Planning

I am not a positive person. In fact, I stress out over the little things, I let them block my mind, even my body, and all I can do is cry my eyes out. That’s what I’ve been doing for the past two years.

One day I asked my Soul Sister: one month of unhappiness it too long, isn’t it?

And barely did I know that it would be the beginning of these past two horrible years, when I woke up almost everyday feeling sad, expecting nothing good, always wishing that tomorrow would be better.

So, when my whole world fell apart, I thought that life sucks, indeed, but maybe people are right and I can’t go deeper in this black hole I’m in. I’ve hit rock bottom. It took a while and I have thought several times that I was already there, but actually, no. Yesterday was the day to go there.

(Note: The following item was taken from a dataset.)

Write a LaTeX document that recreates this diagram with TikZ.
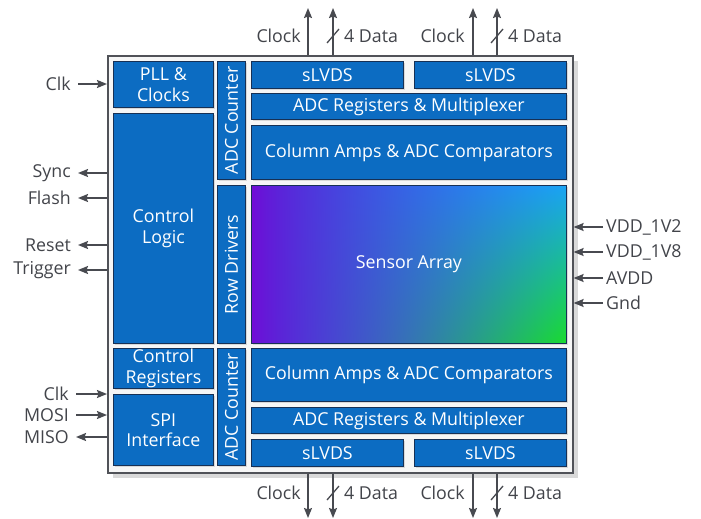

The only way is up again, as they say in the song.

I stressed out, I cried so hard for the man who dumped me and for the job that I had just lost, my head was about to explode, my eyes are now so puffy that I look like a stuffed teddy bear, but I had to calm down and try to see the light on the other side of the storm.

I did what I do better in times like these: I planned and I made some short and medium term decisions.

  • Not allow myself to spend a whole day without going out of my house:
    • Go to the gym everyday (I already made my new plan for a whole month) by foot
    • Keep my tutoring classes and search for more while I don’t find a job
    • Attend my volunteering activity once a week
    • Accept any invitations for some fun
  • Make healthy meals and snacks
  • Send at least 15 applications every afternoon
  • Spend one or two weeks in London with my brother and my sister in law (bringing some resumes with me)
  • Spend one or two weeks in Lisbon with my friends (bringing some resumes with me)

I know this is not a very complete plan, but it will get me through the next month, I guess. I also know that I won’t heal my broken hear and my crushed ego in just one month, but that’s a start. And that’s what I need: something to make me wake up everyday and help me dealing with these two pieces of destruction that were so nicely offered to me.